== YOUR INSTRUCTIONS ==
Extract every line of the material that holds the string "chart".

== DATASET CONTENT ==

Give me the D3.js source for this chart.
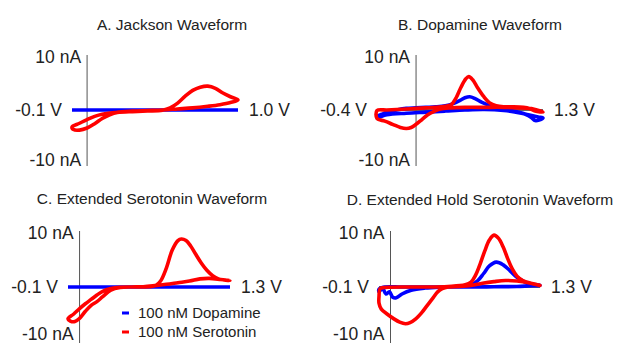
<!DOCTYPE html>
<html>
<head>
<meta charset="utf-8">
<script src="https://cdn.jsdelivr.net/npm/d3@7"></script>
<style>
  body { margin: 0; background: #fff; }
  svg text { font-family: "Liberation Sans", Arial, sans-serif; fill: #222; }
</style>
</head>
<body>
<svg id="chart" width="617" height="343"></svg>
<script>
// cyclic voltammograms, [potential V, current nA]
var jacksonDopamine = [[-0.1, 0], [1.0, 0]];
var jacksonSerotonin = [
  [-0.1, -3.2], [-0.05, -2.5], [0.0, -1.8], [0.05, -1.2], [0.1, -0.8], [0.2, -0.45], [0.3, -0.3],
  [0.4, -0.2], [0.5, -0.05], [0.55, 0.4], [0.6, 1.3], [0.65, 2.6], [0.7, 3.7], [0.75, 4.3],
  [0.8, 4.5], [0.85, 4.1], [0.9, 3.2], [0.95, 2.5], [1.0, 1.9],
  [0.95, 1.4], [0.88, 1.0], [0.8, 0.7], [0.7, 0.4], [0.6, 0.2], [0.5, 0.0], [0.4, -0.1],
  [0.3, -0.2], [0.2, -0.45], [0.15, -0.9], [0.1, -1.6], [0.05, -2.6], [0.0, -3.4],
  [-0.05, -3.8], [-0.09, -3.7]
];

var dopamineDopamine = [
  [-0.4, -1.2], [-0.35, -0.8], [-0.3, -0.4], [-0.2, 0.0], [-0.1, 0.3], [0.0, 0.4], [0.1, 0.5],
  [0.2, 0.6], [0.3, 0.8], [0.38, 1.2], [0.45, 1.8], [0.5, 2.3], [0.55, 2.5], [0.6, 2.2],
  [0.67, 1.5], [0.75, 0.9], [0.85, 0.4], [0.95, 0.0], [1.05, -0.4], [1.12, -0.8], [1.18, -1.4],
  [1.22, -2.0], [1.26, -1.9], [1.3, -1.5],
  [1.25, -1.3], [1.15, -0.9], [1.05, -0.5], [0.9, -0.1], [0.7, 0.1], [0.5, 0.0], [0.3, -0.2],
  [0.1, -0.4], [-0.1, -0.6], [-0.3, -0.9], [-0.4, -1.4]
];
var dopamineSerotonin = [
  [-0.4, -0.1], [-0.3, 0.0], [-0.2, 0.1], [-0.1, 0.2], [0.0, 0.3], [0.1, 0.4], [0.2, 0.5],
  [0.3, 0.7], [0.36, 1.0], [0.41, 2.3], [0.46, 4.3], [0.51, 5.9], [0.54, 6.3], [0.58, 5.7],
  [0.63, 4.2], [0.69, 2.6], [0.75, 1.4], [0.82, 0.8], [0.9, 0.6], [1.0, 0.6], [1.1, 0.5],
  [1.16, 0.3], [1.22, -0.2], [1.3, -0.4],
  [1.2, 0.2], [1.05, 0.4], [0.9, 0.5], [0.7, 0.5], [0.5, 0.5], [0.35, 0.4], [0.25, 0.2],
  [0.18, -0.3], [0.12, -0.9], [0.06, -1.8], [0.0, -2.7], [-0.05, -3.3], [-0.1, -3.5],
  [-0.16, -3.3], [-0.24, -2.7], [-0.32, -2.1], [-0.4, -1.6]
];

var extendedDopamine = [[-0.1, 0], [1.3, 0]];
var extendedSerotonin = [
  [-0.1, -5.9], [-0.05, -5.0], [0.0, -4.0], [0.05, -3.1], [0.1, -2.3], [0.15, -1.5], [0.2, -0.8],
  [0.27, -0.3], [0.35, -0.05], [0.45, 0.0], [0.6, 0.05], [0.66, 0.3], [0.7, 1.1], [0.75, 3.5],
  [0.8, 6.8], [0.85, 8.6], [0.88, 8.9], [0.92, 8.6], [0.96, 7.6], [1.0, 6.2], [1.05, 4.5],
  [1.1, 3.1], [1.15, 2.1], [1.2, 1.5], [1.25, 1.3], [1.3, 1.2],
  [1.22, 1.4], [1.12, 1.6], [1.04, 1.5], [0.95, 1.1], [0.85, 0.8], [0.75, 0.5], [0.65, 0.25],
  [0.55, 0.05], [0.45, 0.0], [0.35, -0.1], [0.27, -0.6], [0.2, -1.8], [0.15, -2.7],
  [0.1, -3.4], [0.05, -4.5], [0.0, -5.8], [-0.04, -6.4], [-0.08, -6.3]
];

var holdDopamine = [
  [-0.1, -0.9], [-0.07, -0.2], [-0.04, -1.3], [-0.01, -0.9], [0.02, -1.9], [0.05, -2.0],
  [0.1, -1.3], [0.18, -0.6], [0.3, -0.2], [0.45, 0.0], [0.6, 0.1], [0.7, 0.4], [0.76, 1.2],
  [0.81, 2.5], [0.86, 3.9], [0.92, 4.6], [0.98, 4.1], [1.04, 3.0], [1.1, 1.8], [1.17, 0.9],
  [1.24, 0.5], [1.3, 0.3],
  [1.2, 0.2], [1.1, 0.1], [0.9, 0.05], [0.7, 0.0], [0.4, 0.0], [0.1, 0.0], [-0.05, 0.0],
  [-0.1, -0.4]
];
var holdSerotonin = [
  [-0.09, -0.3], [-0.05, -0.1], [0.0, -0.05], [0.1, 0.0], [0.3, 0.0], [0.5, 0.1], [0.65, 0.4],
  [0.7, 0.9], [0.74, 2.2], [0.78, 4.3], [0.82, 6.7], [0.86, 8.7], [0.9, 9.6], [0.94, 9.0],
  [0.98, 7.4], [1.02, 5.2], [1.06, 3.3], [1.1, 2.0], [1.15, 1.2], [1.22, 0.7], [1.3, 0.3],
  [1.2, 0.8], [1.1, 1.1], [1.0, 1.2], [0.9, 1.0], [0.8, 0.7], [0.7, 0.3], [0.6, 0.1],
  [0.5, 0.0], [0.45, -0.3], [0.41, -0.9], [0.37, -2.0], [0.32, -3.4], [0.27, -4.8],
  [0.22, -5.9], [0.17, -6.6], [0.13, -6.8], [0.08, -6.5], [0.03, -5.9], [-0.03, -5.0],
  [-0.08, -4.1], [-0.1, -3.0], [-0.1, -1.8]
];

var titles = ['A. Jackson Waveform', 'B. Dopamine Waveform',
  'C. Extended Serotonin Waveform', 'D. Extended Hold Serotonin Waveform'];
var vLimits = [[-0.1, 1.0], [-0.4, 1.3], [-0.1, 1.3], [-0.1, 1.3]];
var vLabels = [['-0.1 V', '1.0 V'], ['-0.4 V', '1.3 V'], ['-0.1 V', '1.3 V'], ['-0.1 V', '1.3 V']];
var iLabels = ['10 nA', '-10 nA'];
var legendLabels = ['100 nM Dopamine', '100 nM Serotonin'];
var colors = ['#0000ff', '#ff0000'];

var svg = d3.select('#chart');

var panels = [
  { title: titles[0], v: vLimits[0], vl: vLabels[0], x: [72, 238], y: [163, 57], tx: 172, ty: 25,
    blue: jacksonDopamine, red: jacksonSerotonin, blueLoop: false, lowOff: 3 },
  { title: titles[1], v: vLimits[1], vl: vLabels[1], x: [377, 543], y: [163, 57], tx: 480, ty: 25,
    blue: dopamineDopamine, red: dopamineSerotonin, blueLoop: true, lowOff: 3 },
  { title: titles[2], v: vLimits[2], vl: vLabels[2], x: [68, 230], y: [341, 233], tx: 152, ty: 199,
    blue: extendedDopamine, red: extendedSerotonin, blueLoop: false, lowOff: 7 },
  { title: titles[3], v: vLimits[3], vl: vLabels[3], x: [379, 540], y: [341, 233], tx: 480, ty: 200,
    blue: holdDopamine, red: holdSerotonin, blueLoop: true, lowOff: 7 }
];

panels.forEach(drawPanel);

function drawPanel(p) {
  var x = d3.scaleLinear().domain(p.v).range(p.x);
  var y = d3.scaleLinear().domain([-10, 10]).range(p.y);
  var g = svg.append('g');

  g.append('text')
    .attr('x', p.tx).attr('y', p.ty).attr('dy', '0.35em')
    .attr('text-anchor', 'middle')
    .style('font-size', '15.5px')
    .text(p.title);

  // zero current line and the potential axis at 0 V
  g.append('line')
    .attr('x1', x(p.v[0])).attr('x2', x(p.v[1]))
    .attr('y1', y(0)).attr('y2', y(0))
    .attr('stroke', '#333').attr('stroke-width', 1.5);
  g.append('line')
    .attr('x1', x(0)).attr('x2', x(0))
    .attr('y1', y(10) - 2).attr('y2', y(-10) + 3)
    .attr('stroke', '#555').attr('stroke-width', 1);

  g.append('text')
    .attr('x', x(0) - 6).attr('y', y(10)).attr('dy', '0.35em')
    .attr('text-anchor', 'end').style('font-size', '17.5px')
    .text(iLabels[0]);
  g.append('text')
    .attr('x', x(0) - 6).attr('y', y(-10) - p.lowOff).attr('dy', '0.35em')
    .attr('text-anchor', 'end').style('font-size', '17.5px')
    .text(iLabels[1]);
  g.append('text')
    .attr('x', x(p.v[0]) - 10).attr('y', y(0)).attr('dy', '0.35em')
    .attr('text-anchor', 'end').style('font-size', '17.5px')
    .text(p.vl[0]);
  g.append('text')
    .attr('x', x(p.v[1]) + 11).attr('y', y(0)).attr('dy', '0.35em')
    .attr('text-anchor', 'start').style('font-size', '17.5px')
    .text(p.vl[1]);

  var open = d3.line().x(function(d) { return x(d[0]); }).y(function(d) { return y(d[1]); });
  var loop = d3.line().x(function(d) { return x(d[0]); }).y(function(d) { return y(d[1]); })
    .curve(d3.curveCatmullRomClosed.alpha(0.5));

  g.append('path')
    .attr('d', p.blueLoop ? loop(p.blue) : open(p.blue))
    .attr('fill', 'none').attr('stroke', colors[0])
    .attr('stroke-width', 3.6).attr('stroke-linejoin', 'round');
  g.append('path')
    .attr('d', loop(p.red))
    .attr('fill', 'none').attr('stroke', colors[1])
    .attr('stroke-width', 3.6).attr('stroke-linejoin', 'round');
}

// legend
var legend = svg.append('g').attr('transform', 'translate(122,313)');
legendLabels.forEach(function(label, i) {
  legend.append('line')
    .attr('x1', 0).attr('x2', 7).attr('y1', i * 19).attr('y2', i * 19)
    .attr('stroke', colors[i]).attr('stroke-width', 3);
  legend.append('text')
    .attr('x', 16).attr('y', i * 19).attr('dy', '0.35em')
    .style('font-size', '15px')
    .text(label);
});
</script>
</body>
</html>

== SOLUTION ==
Give me the D3.js source for this chart.
<svg id="chart" width="617" height="343"></svg>
var svg = d3.select('#chart');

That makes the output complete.